Source data:
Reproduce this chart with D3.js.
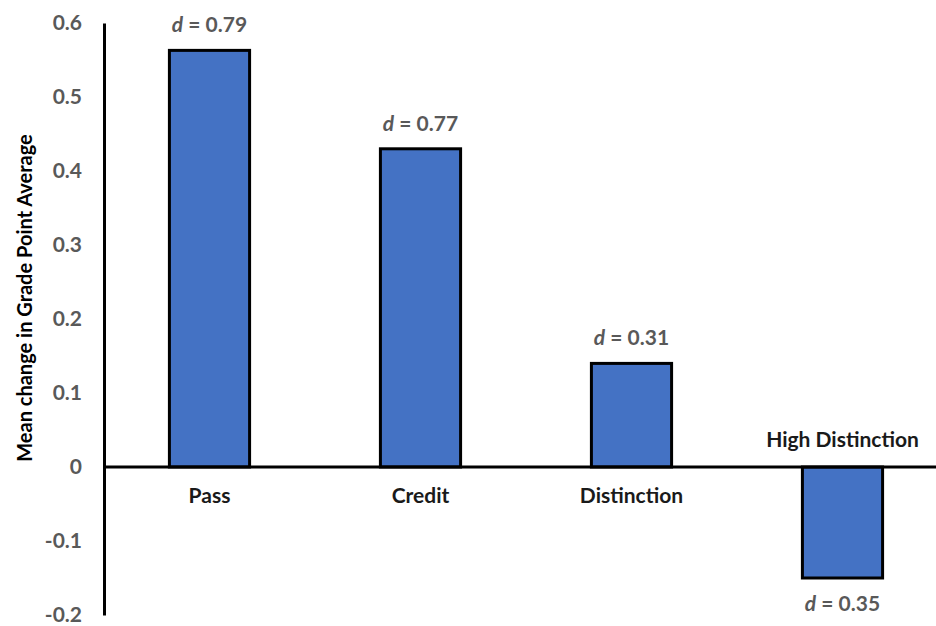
<!DOCTYPE html>
<html>
<head>
<meta charset="utf-8">
<script src="https://cdn.jsdelivr.net/npm/d3@7"></script>
<style>
  body { margin: 0; background: #fff; }
  svg text { font-family: Lato, "Open Sans", sans-serif; font-weight: bold; }
</style>
</head>
<body>
<div id="main-diagram"></div>
<script>
// data
const categories = ['Pass', 'Credit', 'Distinction', 'High Distinction']
const gpaChange = [0.563, 0.43, 0.14, -0.15]
const effectSizes = ['0.79', '0.77', '0.31', '0.35']
const yTicks = [-0.2, -0.1, 0, 0.1, 0.2, 0.3, 0.4, 0.5, 0.6]

const width = 936
const height = 626

const svg = d3.select('#main-diagram')
    .append('svg')
    .attr('width', width)
    .attr('height', height)

const x = d3.scaleBand()
    .domain(categories)
    .range([104, 948])
    .paddingInner(0.62)
    .paddingOuter(0.31)

const y = d3.scaleLinear()
    .domain([-0.2, 0.6])
    .range([615, 23])

// y axis: line + labels, no tick marks (plain hyphen for negatives, like Excel)
const yAxis = svg.append('g')
    .attr('transform', 'translate(104,0)')
    .call(d3.axisLeft(y).tickValues(yTicks).tickSize(0).tickPadding(22)
        .tickFormat(function (d) { return d === 0 ? '0' : d.toFixed(1) }))
yAxis.select('.domain').attr('stroke', '#000').attr('stroke-width', 3)
yAxis.selectAll('text')
    .attr('fill', '#595959')
    .style('font-size', '21px')

svg.append('text')
    .attr('transform', 'translate(32,' + 298 + ') rotate(-90)')
    .attr('text-anchor', 'middle')
    .attr('fill', '#000')
    .style('font-size', '20px')
    .text('Mean change in Grade Point Average')

// bars
svg.selectAll('rect.bar')
    .data(gpaChange)
    .enter()
    .append('rect')
    .attr('class', 'bar')
    .attr('x', function (d, i) { return x(categories[i]) })
    .attr('width', x.bandwidth())
    .attr('y', function (d) { return y(Math.max(0, d)) })
    .attr('height', function (d) { return Math.abs(y(d) - y(0)) })
    .attr('fill', '#4472C4')
    .attr('stroke', '#000')
    .attr('stroke-width', 3)

// zero line drawn over the bars
svg.append('line')
    .attr('x1', 104)
    .attr('x2', width)
    .attr('y1', y(0))
    .attr('y2', y(0))
    .attr('stroke', '#000')
    .attr('stroke-width', 3)

// category labels: below the line for positive bars, above for negative
svg.selectAll('text.cat')
    .data(gpaChange)
    .enter()
    .append('text')
    .attr('class', 'cat')
    .attr('x', function (d, i) { return x(categories[i]) + x.bandwidth() / 2 })
    .attr('y', function (d) { return d >= 0 ? y(0) + 36 : y(0) - 20 })
    .attr('text-anchor', 'middle')
    .attr('fill', '#1a1a1a')
    .style('font-size', '21px')
    .text(function (d, i) { return categories[i] })

// effect size labels
const dLabels = svg.selectAll('text.dlab')
    .data(gpaChange)
    .enter()
    .append('text')
    .attr('class', 'dlab')
    .attr('x', function (d, i) { return x(categories[i]) + x.bandwidth() / 2 })
    .attr('y', function (d) { return d >= 0 ? y(d) - 18 : y(d) + 33 })
    .attr('text-anchor', 'middle')
    .attr('fill', '#595959')
    .style('font-size', '21px')

dLabels.append('tspan').style('font-style', 'italic').text('d')
dLabels.append('tspan').text(function (d, i) { return ' = ' + effectSizes[i] })
</script>
</body>
</html>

What you should do:
Write out each line again precisely as it appears, skipping every picture.

Result:
Reproduce this chart with D3.js.
<!DOCTYPE html>
<html>
<head>
<meta charset="utf-8">
<script src="https://cdn.jsdelivr.net/npm/d3@7"></script>
<style>
  body { margin: 0; background: #fff; }
  svg text { font-family: Lato, "Open Sans", sans-serif; font-weight: bold; }
</style>
</head>
<body>
<div id="main-diagram"></div>
<script>
// data
const categories = ['Pass', 'Credit', 'Distinction', 'High Distinction']
const gpaChange = [0.563, 0.43, 0.14, -0.15]
const effectSizes = ['0.79', '0.77', '0.31', '0.35']
const yTicks = [-0.2, -0.1, 0, 0.1, 0.2, 0.3, 0.4, 0.5, 0.6]

const width = 936
const height = 626

const svg = d3.select('#main-diagram')
    .append('svg')
    .attr('width', width)
    .attr('height', height)

const x = d3.scaleBand()
    .domain(categories)
    .range([104, 948])
    .paddingInner(0.62)
    .paddingOuter(0.31)

const y = d3.scaleLinear()
    .domain([-0.2, 0.6])
    .range([615, 23])

// y axis: line + labels, no tick marks (plain hyphen for negatives, like Excel)
const yAxis = svg.append('g')
    .attr('transform', 'translate(104,0)')
    .call(d3.axisLeft(y).tickValues(yTicks).tickSize(0).tickPadding(22)
        .tickFormat(function (d) { return d === 0 ? '0' : d.toFixed(1) }))
yAxis.select('.domain').attr('stroke', '#000').attr('stroke-width', 3)
yAxis.selectAll('text')
    .attr('fill', '#595959')
    .style('font-size', '21px')

svg.append('text')
    .attr('transform', 'translate(32,' + 298 + ') rotate(-90)')
    .attr('text-anchor', 'middle')
    .attr('fill', '#000')
    .style('font-size', '20px')
    .text('Mean change in Grade Point Average')

// bars
svg.selectAll('rect.bar')
    .data(gpaChange)
    .enter()
    .append('rect')
    .attr('class', 'bar')
    .attr('x', function (d, i) { return x(categories[i]) })
    .attr('width', x.bandwidth())
    .attr('y', function (d) { return y(Math.max(0, d)) })
    .attr('height', function (d) { return Math.abs(y(d) - y(0)) })
    .attr('fill', '#4472C4')
    .attr('stroke', '#000')
    .attr('stroke-width', 3)

// zero line drawn over the bars
svg.append('line')
    .attr('x1', 104)
    .attr('x2', width)
    .attr('y1', y(0))
    .attr('y2', y(0))
    .attr('stroke', '#000')
    .attr('stroke-width', 3)

// category labels: below the line for positive bars, above for negative
svg.selectAll('text.cat')
    .data(gpaChange)
    .enter()
    .append('text')
    .attr('class', 'cat')
    .attr('x', function (d, i) { return x(categories[i]) + x.bandwidth() / 2 })
    .attr('y', function (d) { return d >= 0 ? y(0) + 36 : y(0) - 20 })
    .attr('text-anchor', 'middle')
    .attr('fill', '#1a1a1a')
    .style('font-size', '21px')
    .text(function (d, i) { return categories[i] })

// effect size labels
const dLabels = svg.selectAll('text.dlab')
    .data(gpaChange)
    .enter()
    .append('text')
    .attr('class', 'dlab')
    .attr('x', function (d, i) { return x(categories[i]) + x.bandwidth() / 2 })
    .attr('y', function (d) { return d >= 0 ? y(d) - 18 : y(d) + 33 })
    .attr('text-anchor', 'middle')
    .attr('fill', '#595959')
    .style('font-size', '21px')

dLabels.append('tspan').style('font-style', 'italic').text('d')
dLabels.append('tspan').text(function (d, i) { return ' = ' + effectSizes[i] })
</script>
</body>
</html>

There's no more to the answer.